EXERCISE: Go through the data below and copy it exactly, skipping every picture.

SOURCE MATERIAL:
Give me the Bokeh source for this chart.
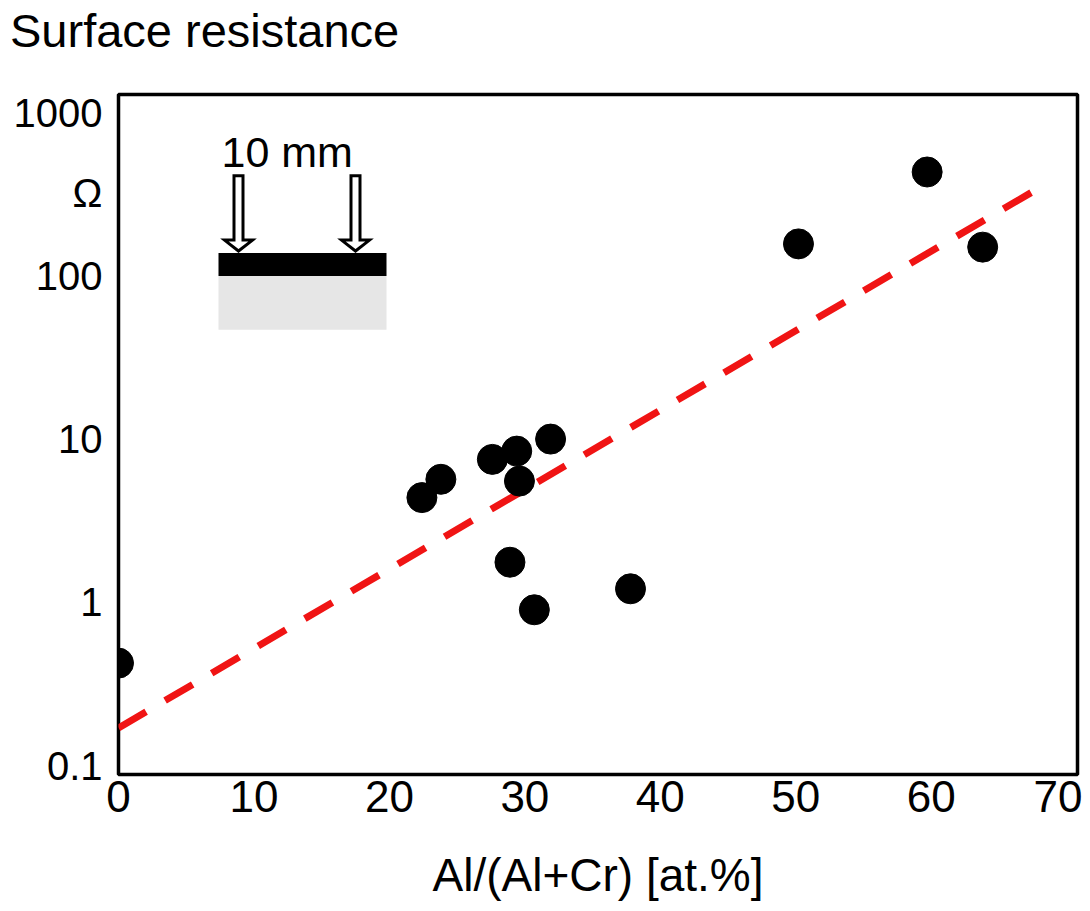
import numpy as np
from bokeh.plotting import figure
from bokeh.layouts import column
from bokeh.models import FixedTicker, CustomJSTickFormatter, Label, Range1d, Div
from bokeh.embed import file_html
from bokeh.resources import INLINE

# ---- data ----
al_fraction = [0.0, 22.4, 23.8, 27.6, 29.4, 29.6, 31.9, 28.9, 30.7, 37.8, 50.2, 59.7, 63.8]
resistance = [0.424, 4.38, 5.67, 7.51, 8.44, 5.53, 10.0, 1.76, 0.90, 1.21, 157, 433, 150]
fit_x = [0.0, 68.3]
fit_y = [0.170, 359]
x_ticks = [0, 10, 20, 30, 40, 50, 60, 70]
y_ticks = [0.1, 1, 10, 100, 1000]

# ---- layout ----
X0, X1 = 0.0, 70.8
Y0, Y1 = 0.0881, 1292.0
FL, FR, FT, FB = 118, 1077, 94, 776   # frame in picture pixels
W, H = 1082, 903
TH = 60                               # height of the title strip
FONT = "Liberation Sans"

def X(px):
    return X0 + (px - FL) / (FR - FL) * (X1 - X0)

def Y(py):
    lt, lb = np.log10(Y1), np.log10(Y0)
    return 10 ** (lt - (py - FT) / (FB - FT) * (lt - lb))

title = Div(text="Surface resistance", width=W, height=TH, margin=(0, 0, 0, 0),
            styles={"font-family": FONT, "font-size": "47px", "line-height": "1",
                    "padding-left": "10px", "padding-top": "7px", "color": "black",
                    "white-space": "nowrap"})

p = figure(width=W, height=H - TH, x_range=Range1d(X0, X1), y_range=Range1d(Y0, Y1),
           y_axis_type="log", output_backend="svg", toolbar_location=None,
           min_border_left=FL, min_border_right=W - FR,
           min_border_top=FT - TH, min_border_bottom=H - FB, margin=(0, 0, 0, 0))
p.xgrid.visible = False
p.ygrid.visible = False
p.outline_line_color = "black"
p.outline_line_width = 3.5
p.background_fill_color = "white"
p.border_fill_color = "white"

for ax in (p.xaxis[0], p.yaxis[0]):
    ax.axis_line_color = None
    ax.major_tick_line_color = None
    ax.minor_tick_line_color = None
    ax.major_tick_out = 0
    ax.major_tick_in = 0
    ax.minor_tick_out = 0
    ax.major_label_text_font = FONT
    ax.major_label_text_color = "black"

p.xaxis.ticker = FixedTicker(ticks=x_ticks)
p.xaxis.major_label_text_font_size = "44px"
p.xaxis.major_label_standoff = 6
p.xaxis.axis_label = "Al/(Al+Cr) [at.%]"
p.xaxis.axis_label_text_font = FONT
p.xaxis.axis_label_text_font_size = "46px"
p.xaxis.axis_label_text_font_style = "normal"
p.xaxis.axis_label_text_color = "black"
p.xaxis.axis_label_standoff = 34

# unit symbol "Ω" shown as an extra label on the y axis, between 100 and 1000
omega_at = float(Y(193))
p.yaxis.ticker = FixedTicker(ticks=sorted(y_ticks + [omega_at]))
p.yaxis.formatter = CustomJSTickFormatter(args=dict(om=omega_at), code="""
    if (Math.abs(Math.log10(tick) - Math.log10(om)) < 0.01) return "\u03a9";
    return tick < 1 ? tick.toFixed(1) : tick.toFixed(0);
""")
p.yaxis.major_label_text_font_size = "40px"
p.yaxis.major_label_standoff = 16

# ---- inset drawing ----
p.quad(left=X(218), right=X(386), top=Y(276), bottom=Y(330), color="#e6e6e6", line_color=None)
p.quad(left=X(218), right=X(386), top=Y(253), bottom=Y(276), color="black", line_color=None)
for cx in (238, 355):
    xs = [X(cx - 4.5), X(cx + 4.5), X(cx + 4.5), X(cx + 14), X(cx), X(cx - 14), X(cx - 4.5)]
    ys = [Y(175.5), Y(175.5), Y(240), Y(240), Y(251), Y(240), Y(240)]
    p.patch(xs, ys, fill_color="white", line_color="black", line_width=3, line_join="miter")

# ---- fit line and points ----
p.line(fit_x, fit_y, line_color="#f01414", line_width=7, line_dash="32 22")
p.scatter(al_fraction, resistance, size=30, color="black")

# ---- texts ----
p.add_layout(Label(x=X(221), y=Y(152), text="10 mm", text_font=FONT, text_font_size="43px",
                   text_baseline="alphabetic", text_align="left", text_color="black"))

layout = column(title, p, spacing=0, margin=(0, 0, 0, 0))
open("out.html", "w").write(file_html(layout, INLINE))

EXPECTED OUTPUT:
Give me the Bokeh source for this chart.
import numpy as np
from bokeh.plotting import figure
from bokeh.layouts import column
from bokeh.models import FixedTicker, CustomJSTickFormatter, Label, Range1d, Div
from bokeh.embed import file_html
from bokeh.resources import INLINE

# ---- data ----
al_fraction = [0.0, 22.4, 23.8, 27.6, 29.4, 29.6, 31.9, 28.9, 30.7, 37.8, 50.2, 59.7, 63.8]
resistance = [0.424, 4.38, 5.67, 7.51, 8.44, 5.53, 10.0, 1.76, 0.90, 1.21, 157, 433, 150]
fit_x = [0.0, 68.3]
fit_y = [0.170, 359]
x_ticks = [0, 10, 20, 30, 40, 50, 60, 70]
y_ticks = [0.1, 1, 10, 100, 1000]

# ---- layout ----
X0, X1 = 0.0, 70.8
Y0, Y1 = 0.0881, 1292.0
FL, FR, FT, FB = 118, 1077, 94, 776   # frame in picture pixels
W, H = 1082, 903
TH = 60                               # height of the title strip
FONT = "Liberation Sans"

def X(px):
    return X0 + (px - FL) / (FR - FL) * (X1 - X0)

def Y(py):
    lt, lb = np.log10(Y1), np.log10(Y0)
    return 10 ** (lt - (py - FT) / (FB - FT) * (lt - lb))

title = Div(text="Surface resistance", width=W, height=TH, margin=(0, 0, 0, 0),
            styles={"font-family": FONT, "font-size": "47px", "line-height": "1",
                    "padding-left": "10px", "padding-top": "7px", "color": "black",
                    "white-space": "nowrap"})

p = figure(width=W, height=H - TH, x_range=Range1d(X0, X1), y_range=Range1d(Y0, Y1),
           y_axis_type="log", output_backend="svg", toolbar_location=None,
           min_border_left=FL, min_border_right=W - FR,
           min_border_top=FT - TH, min_border_bottom=H - FB, margin=(0, 0, 0, 0))
p.xgrid.visible = False
p.ygrid.visible = False
p.outline_line_color = "black"
p.outline_line_width = 3.5
p.background_fill_color = "white"
p.border_fill_color = "white"

for ax in (p.xaxis[0], p.yaxis[0]):
    ax.axis_line_color = None
    ax.major_tick_line_color = None
    ax.minor_tick_line_color = None
    ax.major_tick_out = 0
    ax.major_tick_in = 0
    ax.minor_tick_out = 0
    ax.major_label_text_font = FONT
    ax.major_label_text_color = "black"

p.xaxis.ticker = FixedTicker(ticks=x_ticks)
p.xaxis.major_label_text_font_size = "44px"
p.xaxis.major_label_standoff = 6
p.xaxis.axis_label = "Al/(Al+Cr) [at.%]"
p.xaxis.axis_label_text_font = FONT
p.xaxis.axis_label_text_font_size = "46px"
p.xaxis.axis_label_text_font_style = "normal"
p.xaxis.axis_label_text_color = "black"
p.xaxis.axis_label_standoff = 34

# unit symbol "Ω" shown as an extra label on the y axis, between 100 and 1000
omega_at = float(Y(193))
p.yaxis.ticker = FixedTicker(ticks=sorted(y_ticks + [omega_at]))
p.yaxis.formatter = CustomJSTickFormatter(args=dict(om=omega_at), code="""
    if (Math.abs(Math.log10(tick) - Math.log10(om)) < 0.01) return "\u03a9";
    return tick < 1 ? tick.toFixed(1) : tick.toFixed(0);
""")
p.yaxis.major_label_text_font_size = "40px"
p.yaxis.major_label_standoff = 16

# ---- inset drawing ----
p.quad(left=X(218), right=X(386), top=Y(276), bottom=Y(330), color="#e6e6e6", line_color=None)
p.quad(left=X(218), right=X(386), top=Y(253), bottom=Y(276), color="black", line_color=None)
for cx in (238, 355):
    xs = [X(cx - 4.5), X(cx + 4.5), X(cx + 4.5), X(cx + 14), X(cx), X(cx - 14), X(cx - 4.5)]
    ys = [Y(175.5), Y(175.5), Y(240), Y(240), Y(251), Y(240), Y(240)]
    p.patch(xs, ys, fill_color="white", line_color="black", line_width=3, line_join="miter")

# ---- fit line and points ----
p.line(fit_x, fit_y, line_color="#f01414", line_width=7, line_dash="32 22")
p.scatter(al_fraction, resistance, size=30, color="black")

# ---- texts ----
p.add_layout(Label(x=X(221), y=Y(152), text="10 mm", text_font=FONT, text_font_size="43px",
                   text_baseline="alphabetic", text_align="left", text_color="black"))

layout = column(title, p, spacing=0, margin=(0, 0, 0, 0))
open("out.html", "w").write(file_html(layout, INLINE))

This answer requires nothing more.